Here is a list of some of the musicians who have worked for Krueger Construction:

- Guy Nelson (Age of Consent, Your Lord and the Infinite Soul Tribe)

- Mike Murphy (FUP, Crapbarf)

- A.J. Anderson (Necktie Suicide)

- Cody Conner (Bad Mojo, Legionnaires, Moody River, runs open mic night at  Dempsey’s)

- Tom Peckskamp (Moody River, Leaving the City)

- Charlie Young (Moody River)

- Matt Monson (Ancient Protector, Moody River)

- Pat Lenertz (Heavy is the Head, The Quarterly, Bad Mojo, Legionnaires)

Is it incestuous?

Some might call the network of F-M musicians nepotistic or even incestuous. Is this the case? From a certain point of view, one might say so, and here’s an example of why. The Fargo VFW is one of downtown’s primary music venues for locals. Nathan Pitcher, who is the lead singer of Inside Out Strings handles band booking on Thursdays at the VFW.

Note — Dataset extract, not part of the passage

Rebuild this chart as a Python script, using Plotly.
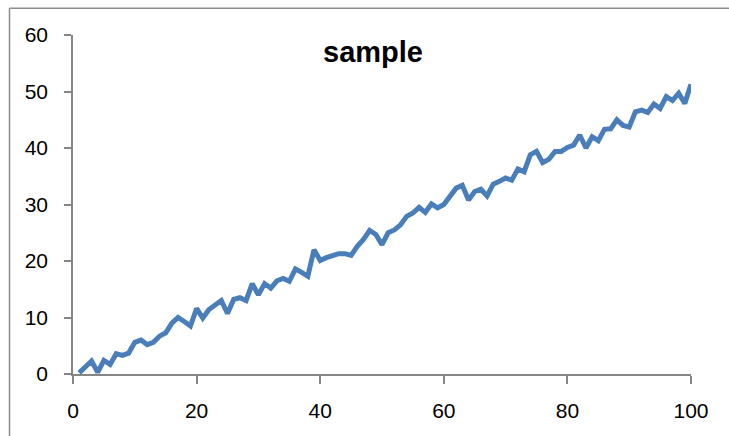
import plotly.graph_objects as go

x_values = list(range(1, 101))
y_values = [
    0.2, 1.3, 2.3, 0.3, 2.4, 1.7, 3.6, 3.3, 3.7, 5.6,
    6.0, 5.2, 5.6, 6.7, 7.3, 9.0, 10.0, 9.3, 8.5, 11.6,
    9.9, 11.4, 12.2, 13.0, 10.7, 13.2, 13.5, 13.0, 16.0, 14.0,
    16.0, 15.2, 16.5, 16.9, 16.4, 18.6, 18.0, 17.3, 22.0, 20.1,
    20.6, 21.0, 21.3, 21.3, 21.0, 22.6, 23.8, 25.4, 24.7, 22.9,
    25.0, 25.5, 26.4, 27.9, 28.5, 29.5, 28.6, 30.1, 29.4, 30.0,
    31.4, 32.9, 33.4, 30.8, 32.3, 32.7, 31.5, 33.6, 34.1, 34.7,
    34.3, 36.3, 35.8, 38.8, 39.4, 37.4, 38.0, 39.4, 39.4, 40.1,
    40.5, 42.3, 40.0, 42.0, 41.3, 43.3, 43.4, 45.0, 44.0, 43.7,
    46.4, 46.7, 46.3, 47.8, 47.0, 49.1, 48.4, 49.7, 47.9, 51.3,
]
x_ticks = [0, 20, 40, 60, 80, 100]
y_ticks = [0, 10, 20, 30, 40, 50, 60]
title_text = "sample"

W, H = 729, 436
L, R, T, B = 73, 691, 35, 374.5

def px_x(p):
    return (p - L) / (R - L)

def px_y(p):
    return (B - p) / (B - T)

fig = go.Figure()
fig.add_trace(go.Scatter(
    x=x_values, y=y_values, mode="lines",
    line=dict(color="#4a7ebb", width=5),
    showlegend=False, hoverinfo="skip",
))

axis_color = "#868686"
font_family = "Liberation Sans, Arial, sans-serif"

fig.update_layout(
    width=W, height=H,
    margin=dict(l=L, r=W - R, t=T, b=H - B),
    paper_bgcolor="white", plot_bgcolor="white",
    title=dict(
        text="<b>" + title_text + "</b>",
        x=373 / W, xref="container", xanchor="center",
        y=1 - 52 / H, yref="container", yanchor="middle",
        font=dict(family=font_family, size=29, color="black"),
    ),
    xaxis=dict(
        range=[0, 100], tickvals=x_ticks, showgrid=False, zeroline=False,
        showline=True, linecolor=axis_color, linewidth=1.5,
        ticks="outside", ticklen=8, tickwidth=1.5, tickcolor=axis_color,
        tickfont=dict(family=font_family, size=21, color="black"),
        ticklabelstandoff=9,
    ),
    yaxis=dict(
        range=[0, 60], tickvals=y_ticks, showgrid=False, zeroline=False,
        showline=True, linecolor=axis_color, linewidth=1.5,
        ticks="outside", ticklen=7, tickwidth=1.5, tickcolor=axis_color,
        tickfont=dict(family=font_family, size=21, color="black"),
        ticklabelstandoff=12,
    ),
    shapes=[
        dict(type="line", xref="paper", yref="paper",
             x0=px_x(9.5), x1=px_x(9.5), y0=px_y(8.3), y1=px_y(460),
             line=dict(color="#8c8c8c", width=1.5)),
        dict(type="line", xref="paper", yref="paper",
             x0=px_x(9.5), x1=px_x(760), y0=px_y(8.3), y1=px_y(8.3),
             line=dict(color="#8c8c8c", width=1.5)),
    ],
)

fig.write_html("out.html")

Oddly enough, a lot of bands that some might consider buddies to Pitcher tend to get booked (including his own group). Is this playing favorites? Does it really matter? Nepotism in a small entertainment scene is good for the gander. Besides, the F-M music roster is not nearly expansive enough to avoid it, ultimately.

Speaking of incestuous…

For the sake of full disclosure, I would be remiss if I failed to mention that aside from being a journalist, I am a freelance saxophonist. I’ve sat in with a number of aforementioned groups. Should this ethically ban me from covering these bands? The best I can do is try to stay as objective as possible.

Me not writing about bands I’ve played with would be like telling the editor of a small town paper he/she can’t write about any of his/her acquaintances. In some scenarios it is simply unavoidable. Besides, I avoid writing about groups that I am an “official member” of. Writing about groups I’ve only sat in with is a little more ethically sound, in my humble opinion.

When F-M bands don’t play well with others

In the simplest terms, one might say that F-M bands must work well with others to be able to survive. An example comes to mind of how a talented band can fail when it refuses to work well with others.

Carl Clinton and the Great Divide was once a band that embodied community among musicians. When it began, it was an amalgam of 14 prominent local musicians from groups like Sovereign Sect, Johnson Family Band, Inside Out Strings, Mindfunk Allstars and WBPN.

It had a lot of promise, but over time members of the group would wax and wane. Band members would inevitably get fed up with the leadership, peter out, and new members would come in to fill the gaps, only to inevitably quit or get fired. In the end it was a failure, because the band’s leader did not play well with others.